We call upon AGMA to allow GMMG and employers to study and comment publicly on the information it has used to develop its assumptions of success.
We will use our expertise to help AGMA address the flaws in the bid but if this cannot be done, we will lobby for its withdrawal.
GMMG members share the following concerns about congestion charging in Greater Manchester:
Scale: The proposed scheme goes overnight from zero to one significantly larger than any other scheme in the world. Therefore it is untested and a significant risk - the study of congestion within Greater Manchester will provide better insight over which areas need the greatest immediate and longer term investment.
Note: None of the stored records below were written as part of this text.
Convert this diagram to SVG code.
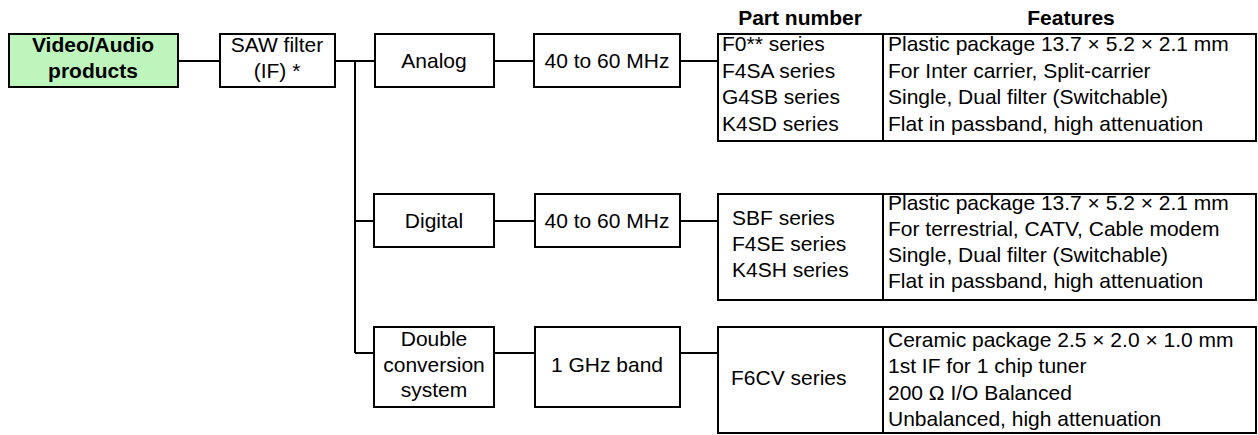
<svg xmlns="http://www.w3.org/2000/svg" width="1258" height="435" viewBox="0 0 1258 435">
<style>
.b{fill:#fff;stroke:#000;stroke-width:2}
.g{fill:#bdf5bd;stroke:#000;stroke-width:2}
.l{stroke:#000;stroke-width:2;fill:none}
text{font-family:"Liberation Sans",Arial,sans-serif;font-size:21px;fill:#000}
.c{text-anchor:middle}
.h{font-weight:bold}
</style>
<rect width="1258" height="435" fill="#fff"/>
<g id="connectors">
<path class="l" d="M178 61H220M335 61H375M355 61V353M355 221H374M355 353H374M494 61H534M680 61H718M494 221H535M680 221H718M494 353H535M680 353H718"/>
</g>
<g id="headers">
<text class="c h" x="800" y="25">Part number</text>
<text class="c h" x="1071" y="25">Features</text>
</g>
<g id="video-audio">
<rect class="g" x="9" y="34" width="169" height="53"/>
<text class="c h" x="93" y="52">Video/Audio</text>
<text class="c h" x="93" y="78">products</text>
</g>
<g id="saw">
<rect class="b" x="220" y="34" width="115" height="53"/>
<text class="c" x="277" y="52">SAW filter</text>
<text class="c" x="277" y="78">(IF) *</text>
</g>
<g id="analog">
<rect class="b" x="375" y="34" width="119" height="53"/>
<text class="c" x="434" y="68">Analog</text>
</g>
<g id="analog-freq">
<rect class="b" x="534" y="34" width="146" height="53"/>
<text class="c" x="607" y="68">40 to 60 MHz</text>
</g>
<g id="analog-table">
<rect class="b" x="718" y="34" width="538" height="107"/>
<path class="l" d="M883 34V141"/>
<text x="722" y="51">F0** series</text>
<text x="722" y="78">F4SA series</text>
<text x="722" y="104">G4SB series</text>
<text x="722" y="131">K4SD series</text>
<text x="888" y="51">Plastic package 13.7 × 5.2 × 2.1 mm</text>
<text x="888" y="78">For Inter carrier, Split-carrier</text>
<text x="888" y="104">Single, Dual filter (Switchable)</text>
<text x="888" y="131">Flat in passband, high attenuation</text>
</g>
<g id="digital">
<rect class="b" x="374" y="194" width="120" height="53"/>
<text class="c" x="434" y="228">Digital</text>
</g>
<g id="digital-freq">
<rect class="b" x="535" y="194" width="145" height="53"/>
<text class="c" x="607" y="228">40 to 60 MHz</text>
</g>
<g id="digital-table">
<rect class="b" x="718" y="194" width="538" height="106"/>
<path class="l" d="M883 194V300"/>
<text x="732" y="225">SBF series</text>
<text x="732" y="251">F4SE series</text>
<text x="732" y="277">K4SH series</text>
<text x="888" y="210">Plastic package 13.7 × 5.2 × 2.1 mm</text>
<text x="888" y="236">For terrestrial, CATV, Cable modem</text>
<text x="888" y="262">Single, Dual filter (Switchable)</text>
<text x="888" y="288">Flat in passband, high attenuation</text>
</g>
<g id="double">
<rect class="b" x="374" y="327" width="120" height="80"/>
<text class="c" x="434" y="346">Double</text>
<text class="c" x="434" y="372">conversion</text>
<text class="c" x="434" y="397">system</text>
</g>
<g id="ghz">
<rect class="b" x="535" y="327" width="145" height="80"/>
<text class="c" x="607" y="372">1 GHz band</text>
</g>
<g id="double-table">
<rect class="b" x="718" y="327" width="538" height="106"/>
<path class="l" d="M883 327V433"/>
<text x="731" y="385">F6CV series</text>
<text x="888" y="347">Ceramic package 2.5 × 2.0 × 1.0 mm</text>
<text x="888" y="373">1st IF for 1 chip tuner</text>
<text x="888" y="400">200 Ω I/O Balanced</text>
<text x="888" y="426">Unbalanced, high attenuation</text>
</g>
</svg>
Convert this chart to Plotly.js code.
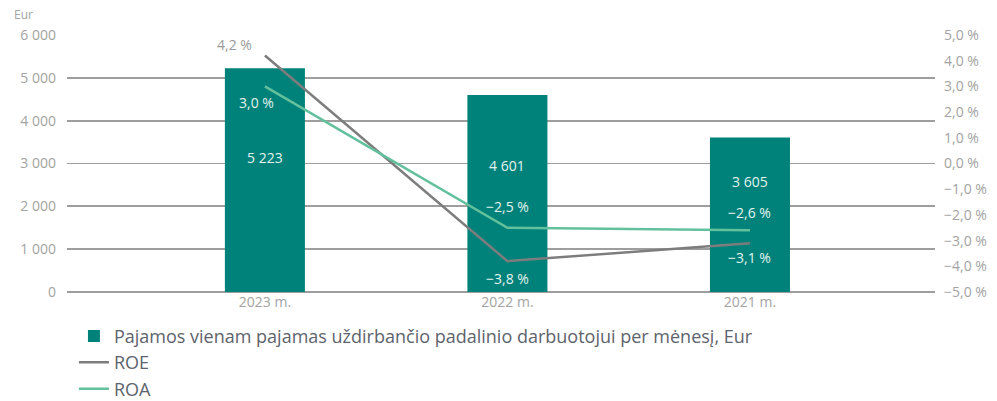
<!DOCTYPE html>
<html>
<head>
<meta charset="utf-8">
<script src="https://cdn.plot.ly/plotly-3.0.1.min.js"></script>
<style>html,body{margin:0;padding:0;background:#fff;}#chart{width:997px;height:401px;}</style>
</head>
<body>
<div id="chart"></div>
<script>
const categories = ["2023 m.", "2022 m.", "2021 m."];
const income = [5223, 4601, 3605];
const roe = [4.2, -3.8, -3.1];
const roa = [3.0, -2.5, -2.6];
const incomeLabels = ["5 223", "4 601", "3 605"];
const roeLabels = ["4,2 %", "\u22123,8 %", "\u22123,1 %"];
const roaLabels = ["3,0 %", "\u22122,5 %", "\u22122,6 %"];
const seriesNames = ["Pajamos vienam pajamas uždirbančio padalinio darbuotojui per mėnesį, Eur", "ROE", "ROA"];

// label placement (layout only)
const incomeLabelY = [3150, 2965, 2570];
const roeLabelShift = [[-30, 11], [0, -17], [0, -14]];
const roaLabelShift = [[-8, -16], [0, 21], [0, 18]];

const teal = "#00827a", gray = "#7d7d7d", green = "#62c19c";
const fam = "'Open Sans', Lato, sans-serif";
const tickFont = {family: fam, size: 14, color: "#a3a3a3"};

const traces = [
  {type: "bar", x: categories, y: income, name: seriesNames[0], marker: {color: teal}, width: 0.33, yaxis: "y", hoverinfo: "none"},
  {type: "scatter", mode: "lines", x: categories, y: roe, name: seriesNames[1], line: {color: gray, width: 2.5}, yaxis: "y2"},
  {type: "scatter", mode: "lines", x: categories, y: roa, name: seriesNames[2], line: {color: green, width: 2.5}, yaxis: "y2"}
];

const annotations = [];
categories.forEach((c, i) => {
  annotations.push({x: c, y: incomeLabelY[i], xref: "x", yref: "y", text: incomeLabels[i], showarrow: false,
    font: {family: fam, size: 14, color: "#e3f2ef"}});
  annotations.push({x: c, y: roe[i], xref: "x", yref: "y2", text: roeLabels[i], showarrow: false,
    xshift: roeLabelShift[i][0], yshift: roeLabelShift[i][1],
    font: {family: fam, size: 14, color: i === 0 ? "#9a9a9a" : "#e3f2ef"}});
  annotations.push({x: c, y: roa[i], xref: "x", yref: "y2", text: roaLabels[i], showarrow: false,
    xshift: roaLabelShift[i][0], yshift: roaLabelShift[i][1],
    font: {family: fam, size: 14, color: "#e3f2ef"}});
});
annotations.push({x: 0, y: 1, xref: "paper", yref: "paper", xanchor: "right", yanchor: "bottom", xshift: -32, yshift: 10,
  text: "Eur", showarrow: false, font: {family: fam, size: 12, color: "#a3a3a3"}});

const layout = {
  width: 997, height: 401,
  margin: {l: 67, r: 62, t: 35, b: 109, autoexpand: false},
  paper_bgcolor: "#fff", plot_bgcolor: "#fff",
  separators: ", ",
  showlegend: true,
  legend: {orientation: "v", x: 0.008, y: -0.1, xanchor: "left", yanchor: "top",
    font: {family: fam, size: 18, color: "#5d636c"}, tracegroupgap: 0, itemwidth: 30, bgcolor: "rgba(0,0,0,0)"},
  xaxis: {type: "category", range: [-0.816, 2.763], showgrid: false, zeroline: false, showline: false,
    ticks: "", tickfont: tickFont},
  yaxis: {range: [0, 6000], dtick: 1000, tickformat: ",d", showgrid: true, gridcolor: "#9e9e9e", gridwidth: 1.8,
    zeroline: true, zerolinecolor: "#9e9e9e", zerolinewidth: 1.8, showline: false, ticks: "", ticklabelstandoff: 10, tickfont: tickFont},
  yaxis2: {overlaying: "y", side: "right", range: [-5, 5], dtick: 1, tickformat: ".1f", ticksuffix: " %",
    showgrid: false, zeroline: false, showline: false, ticks: "", ticklabelstandoff: 8, tickfont: tickFont},
  annotations: annotations
};

Plotly.newPlot("chart", traces, layout, {displayModeBar: false, staticPlot: true});
</script>
</body>
</html>
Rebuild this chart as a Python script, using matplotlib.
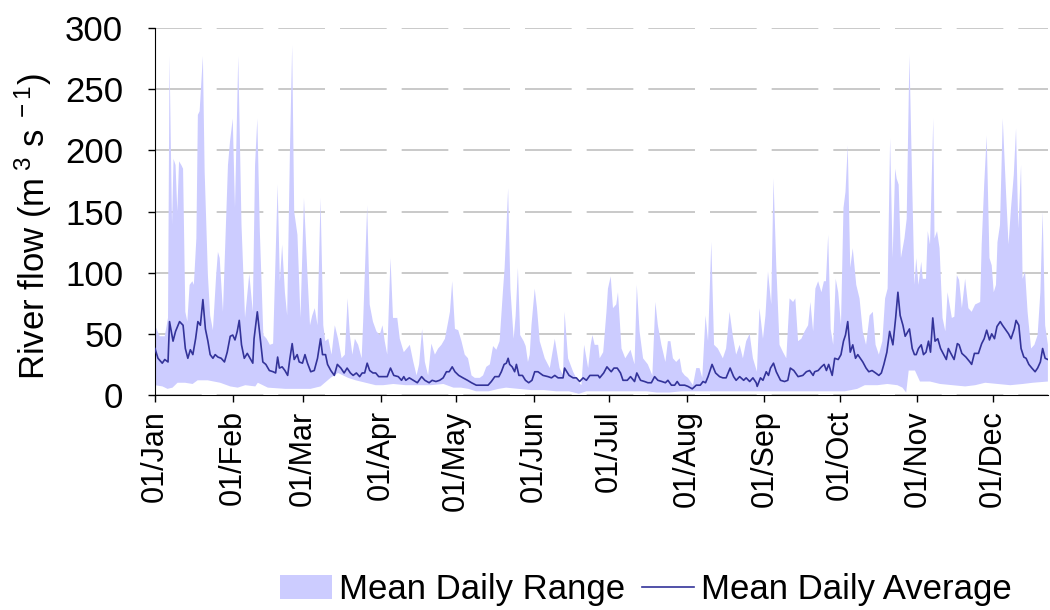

Imbalance: The scheme will capture thousands of ordinary businesses and employees within the M60, but the expenditure on infrastructure for promised transport improvements is almost exclusively aimed at improving commuter journeys into Manchester city centre - the scheme should be developed to reflect the movement of people and goods within the Greater Manchester Region.
Ignores movement of goods: Businesses will pay significant road user charges yet all of the expenditure on infrastructure is on public transport to move people. None is directed at companies distributing freight or moving goods - a new infrastructure should focus on how to move the significant amount of goods made in Manchester for the rest of Britain and the world, with potentially huge benefits for the environment.
A cost of employment: Unlike in London, the charging zone covers many ordinary jobs with people on average wages who cannot afford to pay up to £100 per month. Inevitably employers will have to meet this cost or lose employees to firms outside the M60 - the charge should not be imposed on top of road tax, council tax, petrol tax and business rates already levied on individuals and businesses for infrastructural support.
No way back: If the economic assumptions that have been kept secret are wrong, Greater Manchester will be saddled with £1.8bn of debt over 30 years which means there will be no way of reversing a damaging scheme – an alternative solution for infrastructural changes over a period of time would have benefits for financing the debts. The past experience of investment in the Metrolink ran significantly over budget and time.
One dimensional: The proposals assume that no measures other than charging can reduce congestion. There appears to have been no work looking at other ways of easing traffic flow - there are many proven methods for tackling traffic in different scenarios.
Isolated: All political parties have distanced themselves from a national road pricing scheme which means Greater Manchester will become uniquely a more expensive place to do business and work, thereby damaging future job creation and investment – we should use tried and tested schemes first.
No guarantees: There are no guarantees on future pricing, the zone covered, the time the charge applies or the actual public transport delivered. In addition there is no guarantee that if a national scheme (e.g. motorway scheme) is introduced we will not end up paying twice on top of existing road taxes.
Technology: No detail has been provided on the technology which will support the scheme and abundant experience suggests that large scale IT projects carry huge risks of failure - a tried and tested model should be put in place first.